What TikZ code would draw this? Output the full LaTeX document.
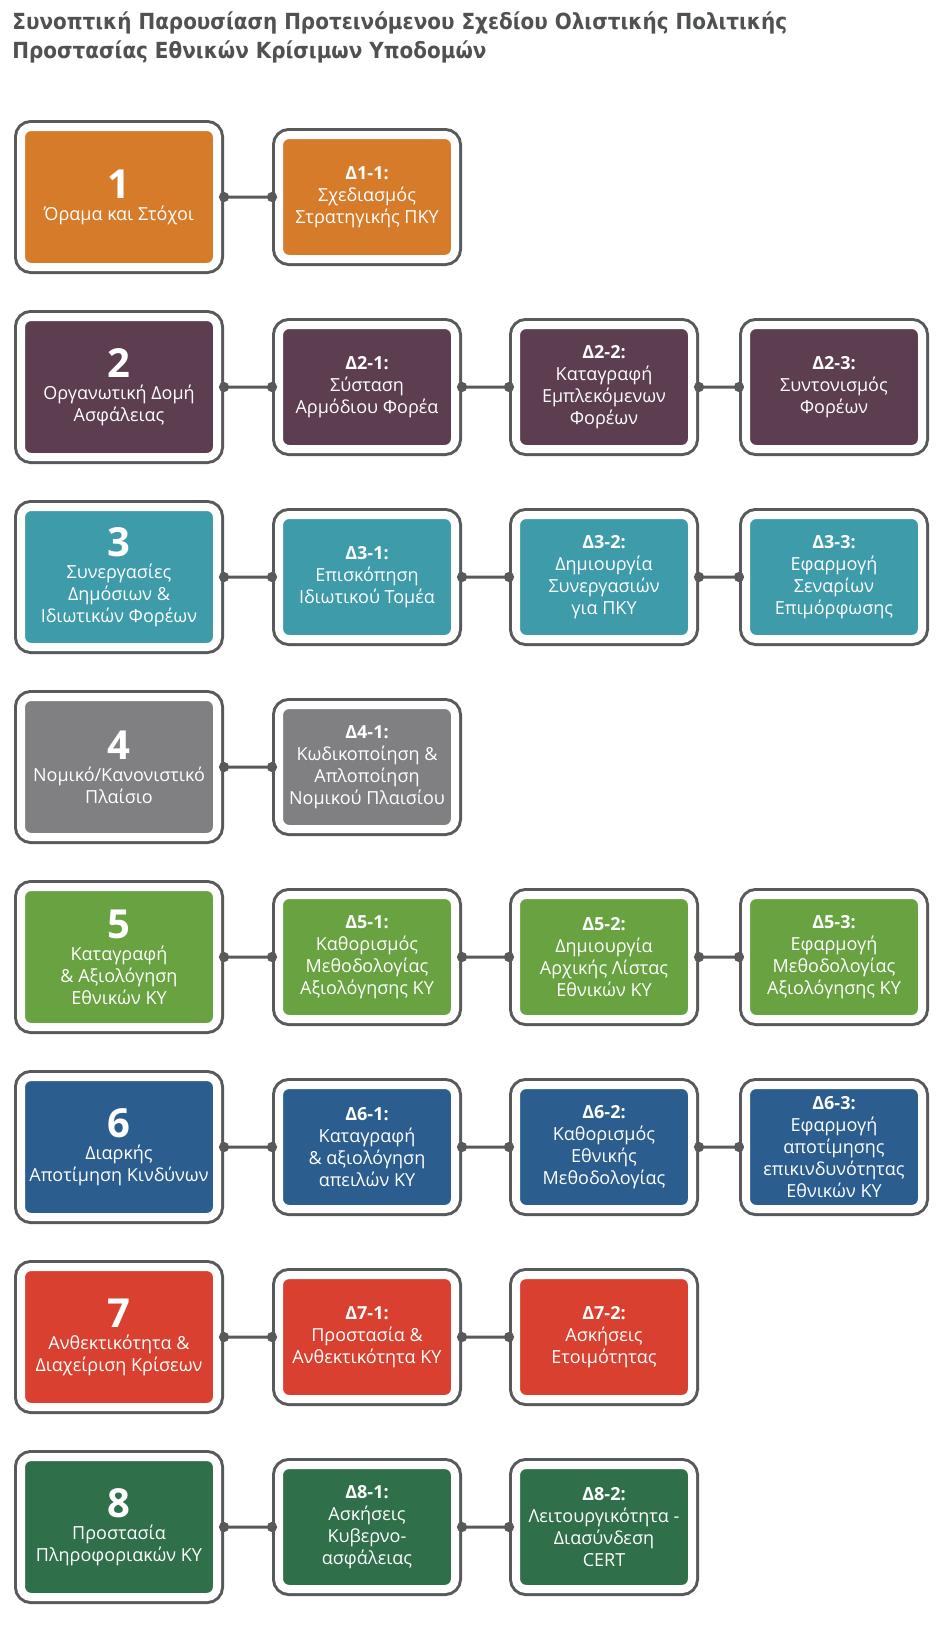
\documentclass[tikz,border=0pt]{standalone}
\usepackage{fontspec}
\setmainfont{Open Sans}
\newfontfamily\titlefont{DejaVu Sans Condensed}
\usetikzlibrary{arrows.meta}
\definecolor{framegray}{HTML}{58595B}
\definecolor{titlegray}{HTML}{505153}
\definecolor{c1}{HTML}{D67B2A}
\definecolor{c2}{HTML}{5D3E51}
\definecolor{c3}{HTML}{3E9BAA}
\definecolor{c4}{HTML}{808083}
\definecolor{c5}{HTML}{69A341}
\definecolor{c6}{HTML}{2B5E8F}
\definecolor{c7}{HTML}{D9402F}
\definecolor{c8}{HTML}{2F704B}
\newcommand{\goalnum}[1]{{\fontsize{20}{21}\selectfont\bfseries #1}}
\begin{document}
\begin{tikzpicture}[
        x=0.5pt, y=-0.5pt,
        every node/.style={font=\fontsize{9}{11}\selectfont, text=white, align=center},
        box/.style={rectangle, rounded corners=5pt, fill=#1, draw=white, line width=4pt,
            preaction={draw=framegray, line width=7pt}, outer sep=3.5pt, inner sep=2pt},
        mainbox/.style={box=#1, minimum width=98pt, minimum height=70pt},
        subbox/.style={box=#1, minimum width=88pt, minimum height=62pt},
        edge from parent/.style={draw=framegray, line width=1.5pt,
            {Circle[length=5pt]}-{Circle[length=5pt]}, shorten <=-2.5pt, shorten >=-2.5pt},
        grow=right,
        level 1/.style={level distance=124pt},
        level 2/.style={level distance=118.5pt},
        level 3/.style={level distance=115pt},
    ]
    \useasboundingbox (0,0) rectangle (947,1629);
    \node[anchor=north west, inner sep=0pt, align=left, text=titlegray,
        font=\titlefont\bfseries\fontsize{11.1}{14.5}\selectfont] (title) at (12,11)
        {Συνοπτική Παρουσίαση Προτεινόμενου Σχεδίου Ολιστικής Πολιτικής\\
         Προστασίας Εθνικών Κρίσιμων Υποδομών};

    \node[mainbox=c1](m1) at (119,197){\goalnum{1}\\Όραμα και Στόχοι}
    child{node[subbox=c1](d11){\textbf{Δ1-1:}\\Σχεδιασμός\\Στρατηγικής ΠΚΥ}};

    \node[mainbox=c2](m2) at (119,387){\goalnum{2}\\Οργανωτική Δομή\\Ασφάλειας}
    child{node[subbox=c2](d21){\textbf{Δ2-1:}\\Σύσταση\\Αρμόδιου Φορέα}
        child{node[subbox=c2](d22){\textbf{Δ2-2:}\\Καταγραφή\\Εμπλεκόμενων\\Φορέων}
            child{node[subbox=c2](d23){\textbf{Δ2-3:}\\Συντονισμός\\Φορέων}}
        }
    };

    \node[mainbox=c3](m3) at (119,577){\goalnum{3}\\Συνεργασίες\\Δημόσιων \&\\Ιδιωτικών Φορέων}
    child{node[subbox=c3](d31){\textbf{Δ3-1:}\\Επισκόπηση\\Ιδιωτικού Τομέα}
        child{node[subbox=c3](d32){\textbf{Δ3-2:}\\Δημιουργία\\Συνεργασιών\\για ΠΚΥ}
            child{node[subbox=c3](d33){\textbf{Δ3-3:}\\Εφαρμογή\\Σεναρίων\\Επιμόρφωσης}}
        }
    };

    \node[mainbox=c4](m4) at (119,767){\goalnum{4}\\Νομικό/Κανονιστικό\\Πλαίσιο}
    child{node[subbox=c4](d41){\textbf{Δ4-1:}\\Κωδικοποίηση \&\\Απλοποίηση\\Νομικού Πλαισίου}};

    \node[mainbox=c5](m5) at (119,957){\goalnum{5}\\Καταγραφή\\\& Αξιολόγηση\\Εθνικών ΚΥ}
    child{node[subbox=c5](d51){\textbf{Δ5-1:}\\Καθορισμός\\Μεθοδολογίας\\Αξιολόγησης ΚΥ}
        child{node[subbox=c5](d52){\textbf{Δ5-2:}\\Δημιουργία\\Αρχικής Λίστας\\Εθνικών ΚΥ}
            child{node[subbox=c5](d53){\textbf{Δ5-3:}\\Εφαρμογή\\Μεθοδολογίας\\Αξιολόγησης ΚΥ}}
        }
    };

    \node[mainbox=c6](m6) at (119,1147){\goalnum{6}\\Διαρκής\\Αποτίμηση Κινδύνων}
    child{node[subbox=c6](d61){\textbf{Δ6-1:}\\Καταγραφή\\\& αξιολόγηση\\απειλών ΚΥ}
        child{node[subbox=c6](d62){\textbf{Δ6-2:}\\Καθορισμός\\Εθνικής\\Μεθοδολογίας}
            child{node[subbox=c6](d63){\textbf{Δ6-3:}\\Εφαρμογή\\αποτίμησης\\επικινδυνότητας\\Εθνικών ΚΥ}}
        }
    };

    \node[mainbox=c7](m7) at (119,1337){\goalnum{7}\\Ανθεκτικότητα \&\\Διαχείριση Κρίσεων}
    child{node[subbox=c7](d71){\textbf{Δ7-1:}\\Προστασία \&\\Ανθεκτικότητα ΚΥ}
        child{node[subbox=c7](d72){\textbf{Δ7-2:}\\Ασκήσεις\\Ετοιμότητας}}
    };

    \node[mainbox=c8](m8) at (119,1527){\goalnum{8}\\Προστασία\\Πληροφοριακών ΚΥ}
    child{node[subbox=c8](d81){\textbf{Δ8-1:}\\Ασκήσεις\\Κυβερνο-\\ασφάλειας}
        child{node[subbox=c8](d82){\textbf{Δ8-2:}\\Λειτουργικότητα -\\Διασύνδεση\\CERT}}
    };
    \end{tikzpicture}
\end{document}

* * *

Task brief:
Show each line of the data that contains the string "draw".

Solution:
What TikZ code would draw this? Output the full LaTeX document.
        box/.style={rectangle, rounded corners=5pt, fill=#1, draw=white, line width=4pt,
            preaction={draw=framegray, line width=7pt}, outer sep=3.5pt, inner sep=2pt},
        edge from parent/.style={draw=framegray, line width=1.5pt,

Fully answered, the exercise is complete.